The rapid renewal of business models in the sharing economy has brought a brunt to traditional government regulatory concepts and approaches. The contradiction between government regulation strategies based on traditional economic models and the sharing economy is becoming more prominent (Lee et al., 2020). The huge number of users and the complexity of databases across sharing economy platforms have boosted the difficulty of government supervision. The sharing economy integrates resources through online platforms, and many products and services need to be combined both online and offline. John (2016) indicates that community and trust are doubtless important values for the sharing economy. It illustrates that the Internet enables people to feel a sense of community and induces trust thus encouraging people to achieve from online sharing to offline sharing. It is difficult to use offline legal provisions to be directly applicable to online businesses, and the government has readjusted the provisions based on the development of sharing economy platforms and strengthened the management of platforms (Hong & Lee, 2020). For instance, The Australian government has imposed strict controls on Uber’s invasion of user privacy. In light of Uber’s breach of the Privacy Act 1988, The Office of the Australian Information Commissioner (OAIC) focused its investigation on the precautions and system overhauls that Uber has adopted to protect Australians’ data since this incident. The government plays an important role in organizing, guiding, and supervising enterprises to implement national laws, regulations, and policy guidelines on the development of the sharing economy. It is the bond that coordinates the relationship between enterprises and users and helps to build trust in the sharing economy.

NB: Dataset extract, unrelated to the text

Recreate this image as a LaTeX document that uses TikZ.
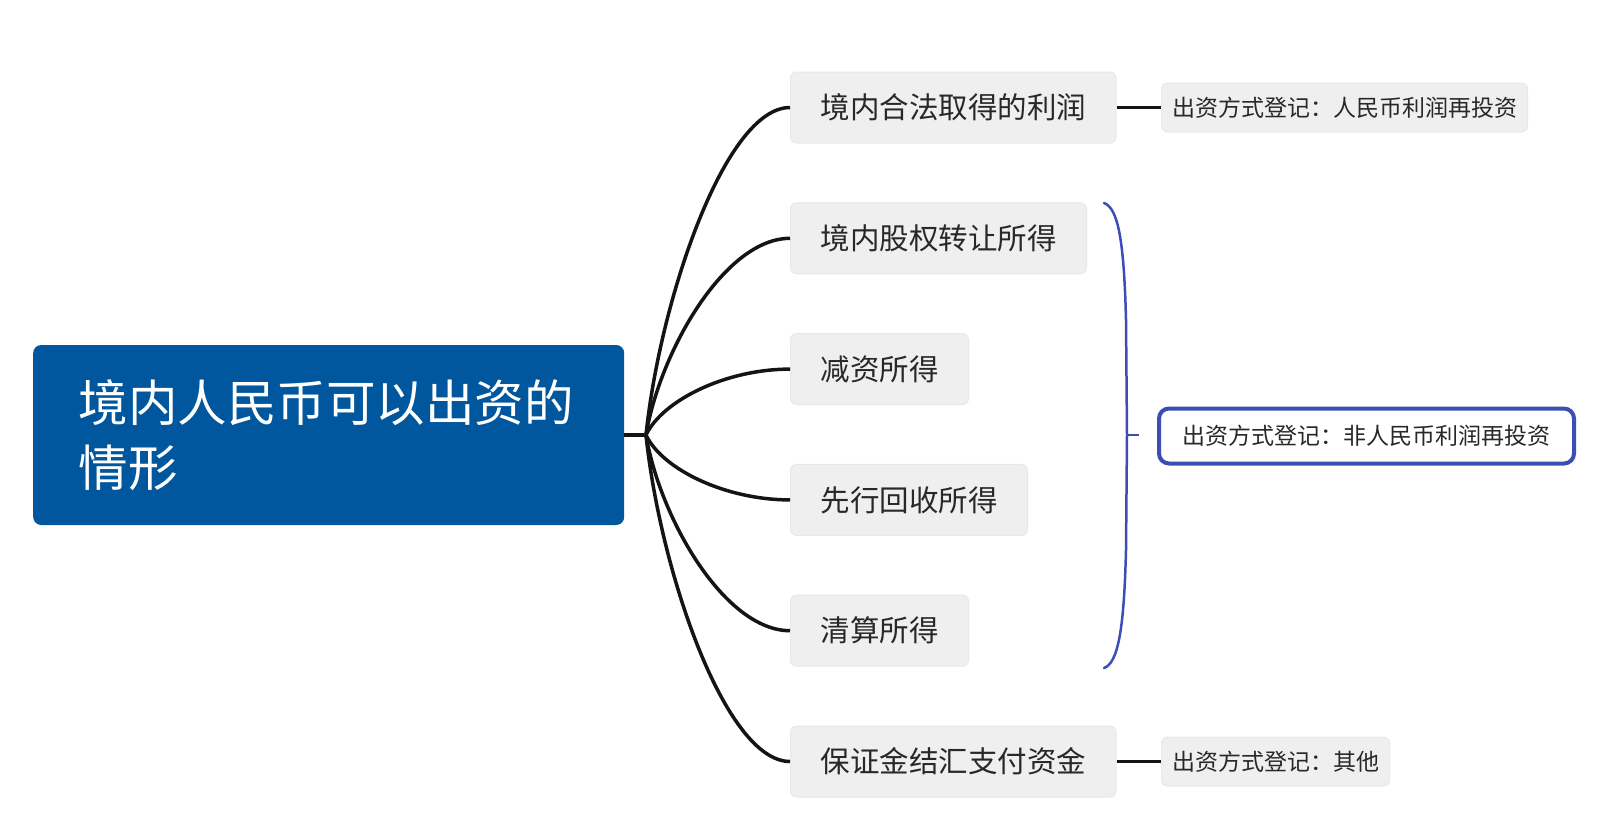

Under the online sharing context, the participants are strangers who do not know each other. They complete the transactions through the platform, while the establishment of trust is the fundamental way to the success of the transaction. The development of the sharing economy is also intimately connected to the support of the system of the platform, Based on the credit mechanism, constructing regulatory rules that conform to the sharing economy and reconstructing the regulatory model are the basic requirements for the development of the sharing economy in the mediated society. Consumers’ trust in the platform comes from the contract. It could be explained that the agreed rights and interests of use and security guarantees provided by the company for consumers establish the authoritative status of the platform. Moreover, strict adherence to platform rules and regulations by platform users can reduce disputes between users. In addition, government regulations and legal penalties for inappropriate behaviors can directly reflect the authoritative trust construction.